§ Exercise:
A verbatim copy is needed of the lines from the one containing "Convert this chart" down to the one containing "const Y_NAME = 'Count';", inclusive. Print it with no pictures.

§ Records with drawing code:
● ● ● ● ● ● ●

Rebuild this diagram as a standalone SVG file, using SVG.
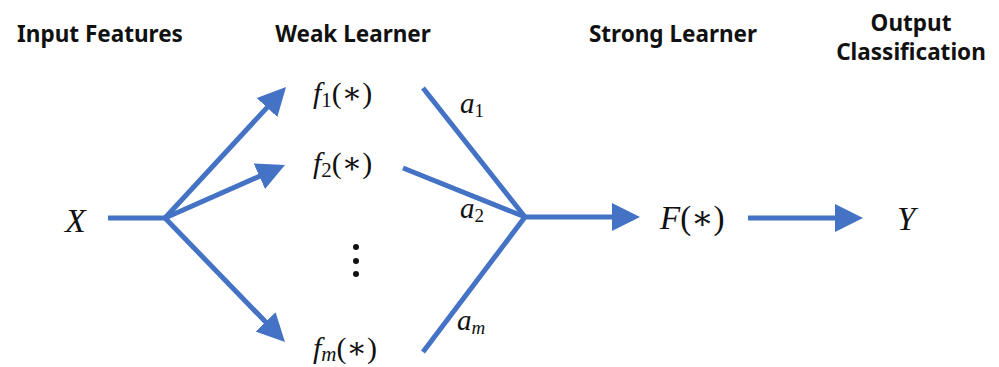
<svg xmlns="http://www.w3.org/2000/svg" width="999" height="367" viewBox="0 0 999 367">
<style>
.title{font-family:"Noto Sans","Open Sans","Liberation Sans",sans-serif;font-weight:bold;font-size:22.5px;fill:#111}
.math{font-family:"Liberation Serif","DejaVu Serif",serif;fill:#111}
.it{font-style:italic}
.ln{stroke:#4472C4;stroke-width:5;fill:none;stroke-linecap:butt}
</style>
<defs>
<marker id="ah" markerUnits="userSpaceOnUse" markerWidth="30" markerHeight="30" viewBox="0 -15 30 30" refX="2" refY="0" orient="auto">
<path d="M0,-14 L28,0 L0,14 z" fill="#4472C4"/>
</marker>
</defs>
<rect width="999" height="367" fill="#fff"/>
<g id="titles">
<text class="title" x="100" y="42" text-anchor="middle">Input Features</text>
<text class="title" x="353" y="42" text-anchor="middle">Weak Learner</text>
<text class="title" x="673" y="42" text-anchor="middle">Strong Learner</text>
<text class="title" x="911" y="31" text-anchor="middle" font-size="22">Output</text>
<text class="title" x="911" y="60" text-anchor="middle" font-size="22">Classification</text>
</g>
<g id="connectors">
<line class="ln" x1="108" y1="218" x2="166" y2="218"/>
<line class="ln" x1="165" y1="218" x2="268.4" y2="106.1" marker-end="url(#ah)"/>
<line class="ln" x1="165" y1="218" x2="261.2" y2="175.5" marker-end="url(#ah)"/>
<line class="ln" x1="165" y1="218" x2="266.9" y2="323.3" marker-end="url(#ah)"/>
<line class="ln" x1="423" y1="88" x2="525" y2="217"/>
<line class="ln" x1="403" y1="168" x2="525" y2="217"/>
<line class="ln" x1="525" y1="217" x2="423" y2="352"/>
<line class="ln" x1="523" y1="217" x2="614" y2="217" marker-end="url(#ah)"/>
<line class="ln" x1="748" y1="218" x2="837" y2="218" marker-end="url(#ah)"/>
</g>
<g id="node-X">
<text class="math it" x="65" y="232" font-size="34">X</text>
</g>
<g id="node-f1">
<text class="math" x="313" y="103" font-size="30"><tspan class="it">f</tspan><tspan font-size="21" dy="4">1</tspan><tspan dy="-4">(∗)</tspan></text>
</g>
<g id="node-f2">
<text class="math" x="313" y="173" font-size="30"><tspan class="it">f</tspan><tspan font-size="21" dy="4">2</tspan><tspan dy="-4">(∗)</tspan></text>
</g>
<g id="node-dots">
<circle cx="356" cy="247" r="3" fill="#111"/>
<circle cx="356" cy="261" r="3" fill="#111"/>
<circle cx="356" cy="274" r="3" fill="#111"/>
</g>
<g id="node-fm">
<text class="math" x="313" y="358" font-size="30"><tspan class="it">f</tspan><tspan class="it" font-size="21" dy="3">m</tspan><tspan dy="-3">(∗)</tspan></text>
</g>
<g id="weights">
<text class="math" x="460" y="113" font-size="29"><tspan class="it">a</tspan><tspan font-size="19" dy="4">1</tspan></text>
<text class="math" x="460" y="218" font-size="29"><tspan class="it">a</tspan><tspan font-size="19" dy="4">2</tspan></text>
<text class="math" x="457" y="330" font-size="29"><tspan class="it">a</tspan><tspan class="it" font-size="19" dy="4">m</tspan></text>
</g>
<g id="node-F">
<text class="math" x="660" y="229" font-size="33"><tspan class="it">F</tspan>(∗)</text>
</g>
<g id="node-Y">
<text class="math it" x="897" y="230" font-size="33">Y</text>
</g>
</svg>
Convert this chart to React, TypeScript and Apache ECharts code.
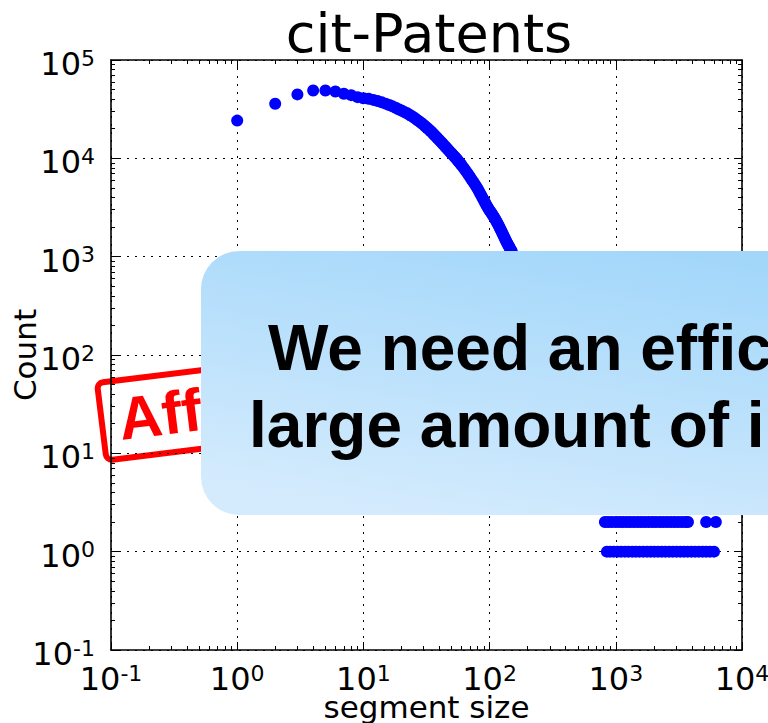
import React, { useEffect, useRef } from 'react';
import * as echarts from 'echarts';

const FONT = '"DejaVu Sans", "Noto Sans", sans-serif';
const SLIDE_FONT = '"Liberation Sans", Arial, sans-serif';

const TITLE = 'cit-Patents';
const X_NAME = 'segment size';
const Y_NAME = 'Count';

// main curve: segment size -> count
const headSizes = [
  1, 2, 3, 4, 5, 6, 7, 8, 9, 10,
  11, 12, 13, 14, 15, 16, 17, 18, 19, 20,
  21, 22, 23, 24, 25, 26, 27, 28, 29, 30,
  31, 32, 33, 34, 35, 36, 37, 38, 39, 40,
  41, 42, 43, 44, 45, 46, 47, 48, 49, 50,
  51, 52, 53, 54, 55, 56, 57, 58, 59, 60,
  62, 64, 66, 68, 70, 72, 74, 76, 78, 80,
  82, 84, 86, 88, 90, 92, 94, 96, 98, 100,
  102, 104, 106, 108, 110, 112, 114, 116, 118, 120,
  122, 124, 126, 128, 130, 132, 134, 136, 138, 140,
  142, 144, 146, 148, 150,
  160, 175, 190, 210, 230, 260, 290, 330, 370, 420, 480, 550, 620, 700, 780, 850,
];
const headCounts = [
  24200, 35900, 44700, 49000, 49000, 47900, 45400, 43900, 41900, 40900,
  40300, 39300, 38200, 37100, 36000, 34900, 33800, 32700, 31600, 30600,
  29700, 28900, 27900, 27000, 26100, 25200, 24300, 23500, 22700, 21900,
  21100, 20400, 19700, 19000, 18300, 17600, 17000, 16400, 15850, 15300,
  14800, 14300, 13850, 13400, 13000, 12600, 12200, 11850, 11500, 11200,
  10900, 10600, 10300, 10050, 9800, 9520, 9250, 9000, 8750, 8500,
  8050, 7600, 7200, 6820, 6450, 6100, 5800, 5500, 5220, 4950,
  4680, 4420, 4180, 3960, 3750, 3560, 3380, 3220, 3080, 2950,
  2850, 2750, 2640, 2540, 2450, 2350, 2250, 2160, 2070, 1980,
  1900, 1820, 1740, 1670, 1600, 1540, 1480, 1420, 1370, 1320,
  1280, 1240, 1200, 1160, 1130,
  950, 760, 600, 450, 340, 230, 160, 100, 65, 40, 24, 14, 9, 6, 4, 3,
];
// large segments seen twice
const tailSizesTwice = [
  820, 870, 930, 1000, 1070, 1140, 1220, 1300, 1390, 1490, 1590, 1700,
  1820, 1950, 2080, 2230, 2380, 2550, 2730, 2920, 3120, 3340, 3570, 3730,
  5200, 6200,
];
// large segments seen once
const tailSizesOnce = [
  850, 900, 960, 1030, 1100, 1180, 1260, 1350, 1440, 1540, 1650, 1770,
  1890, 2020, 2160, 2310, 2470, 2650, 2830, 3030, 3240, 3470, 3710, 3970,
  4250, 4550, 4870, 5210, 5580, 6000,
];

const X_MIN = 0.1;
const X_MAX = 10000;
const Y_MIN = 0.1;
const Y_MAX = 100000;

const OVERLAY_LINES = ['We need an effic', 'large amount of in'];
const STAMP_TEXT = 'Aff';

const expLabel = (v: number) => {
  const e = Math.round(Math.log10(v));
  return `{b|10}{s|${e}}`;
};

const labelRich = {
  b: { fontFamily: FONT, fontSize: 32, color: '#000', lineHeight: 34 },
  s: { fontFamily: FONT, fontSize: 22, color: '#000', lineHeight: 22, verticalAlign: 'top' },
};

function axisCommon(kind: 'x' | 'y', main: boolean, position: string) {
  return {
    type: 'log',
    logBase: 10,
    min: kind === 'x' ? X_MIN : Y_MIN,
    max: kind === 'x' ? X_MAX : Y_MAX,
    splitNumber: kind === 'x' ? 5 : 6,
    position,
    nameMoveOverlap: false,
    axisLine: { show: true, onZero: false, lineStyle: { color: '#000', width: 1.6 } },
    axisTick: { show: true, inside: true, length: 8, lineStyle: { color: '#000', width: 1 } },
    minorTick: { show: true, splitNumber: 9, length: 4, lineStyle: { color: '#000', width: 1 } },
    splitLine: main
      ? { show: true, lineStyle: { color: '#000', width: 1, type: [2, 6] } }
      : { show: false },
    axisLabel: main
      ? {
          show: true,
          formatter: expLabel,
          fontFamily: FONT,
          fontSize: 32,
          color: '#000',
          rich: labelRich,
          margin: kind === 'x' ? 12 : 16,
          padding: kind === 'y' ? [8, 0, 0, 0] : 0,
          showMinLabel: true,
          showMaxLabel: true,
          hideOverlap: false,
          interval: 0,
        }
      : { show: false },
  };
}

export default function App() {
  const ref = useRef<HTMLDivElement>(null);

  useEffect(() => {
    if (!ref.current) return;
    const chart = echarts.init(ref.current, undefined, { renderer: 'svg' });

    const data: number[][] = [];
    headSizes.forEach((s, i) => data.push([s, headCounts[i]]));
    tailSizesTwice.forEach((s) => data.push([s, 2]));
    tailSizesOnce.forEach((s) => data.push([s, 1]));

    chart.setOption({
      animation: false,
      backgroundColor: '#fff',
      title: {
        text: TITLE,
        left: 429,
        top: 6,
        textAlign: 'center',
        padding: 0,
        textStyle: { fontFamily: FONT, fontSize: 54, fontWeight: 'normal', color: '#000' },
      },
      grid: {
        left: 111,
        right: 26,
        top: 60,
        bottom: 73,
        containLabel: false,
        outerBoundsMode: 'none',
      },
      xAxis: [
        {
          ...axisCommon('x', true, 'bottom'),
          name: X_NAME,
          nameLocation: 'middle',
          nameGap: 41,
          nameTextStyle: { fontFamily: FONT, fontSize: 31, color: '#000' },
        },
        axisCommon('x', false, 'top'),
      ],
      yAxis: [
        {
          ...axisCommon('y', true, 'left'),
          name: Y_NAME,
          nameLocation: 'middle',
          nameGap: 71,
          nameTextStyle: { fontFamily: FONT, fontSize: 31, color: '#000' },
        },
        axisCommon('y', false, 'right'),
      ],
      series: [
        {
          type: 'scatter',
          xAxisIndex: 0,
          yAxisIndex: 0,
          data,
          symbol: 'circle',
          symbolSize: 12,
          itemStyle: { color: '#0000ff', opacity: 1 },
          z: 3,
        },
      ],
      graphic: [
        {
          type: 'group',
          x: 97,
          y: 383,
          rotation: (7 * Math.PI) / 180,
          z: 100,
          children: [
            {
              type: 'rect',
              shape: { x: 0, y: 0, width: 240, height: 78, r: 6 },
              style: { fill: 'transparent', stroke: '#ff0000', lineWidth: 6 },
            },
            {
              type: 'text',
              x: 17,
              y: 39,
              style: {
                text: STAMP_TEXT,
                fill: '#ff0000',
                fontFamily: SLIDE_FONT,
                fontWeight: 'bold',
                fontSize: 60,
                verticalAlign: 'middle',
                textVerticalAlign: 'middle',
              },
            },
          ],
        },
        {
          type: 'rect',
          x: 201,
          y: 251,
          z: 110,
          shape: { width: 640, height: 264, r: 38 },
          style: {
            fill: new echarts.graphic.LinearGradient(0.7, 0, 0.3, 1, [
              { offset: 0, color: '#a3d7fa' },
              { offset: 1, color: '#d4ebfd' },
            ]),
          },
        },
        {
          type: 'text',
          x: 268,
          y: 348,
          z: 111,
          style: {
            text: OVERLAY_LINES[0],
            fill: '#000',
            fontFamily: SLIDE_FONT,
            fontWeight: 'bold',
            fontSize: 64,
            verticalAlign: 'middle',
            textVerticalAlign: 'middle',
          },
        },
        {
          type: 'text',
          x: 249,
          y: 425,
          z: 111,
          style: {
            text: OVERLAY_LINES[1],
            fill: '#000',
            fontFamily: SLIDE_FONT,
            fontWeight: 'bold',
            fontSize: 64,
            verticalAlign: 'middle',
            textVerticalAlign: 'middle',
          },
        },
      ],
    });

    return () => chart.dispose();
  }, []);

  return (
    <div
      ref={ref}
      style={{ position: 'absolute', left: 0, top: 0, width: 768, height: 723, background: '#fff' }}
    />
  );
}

● ● ● ● ● ● ●

§ Result for this task:
Convert this chart to React, TypeScript and Apache ECharts code.
import React, { useEffect, useRef } from 'react';
import * as echarts from 'echarts';

const FONT = '"DejaVu Sans", "Noto Sans", sans-serif';
const SLIDE_FONT = '"Liberation Sans", Arial, sans-serif';

const TITLE = 'cit-Patents';
const X_NAME = 'segment size';
const Y_NAME = 'Count';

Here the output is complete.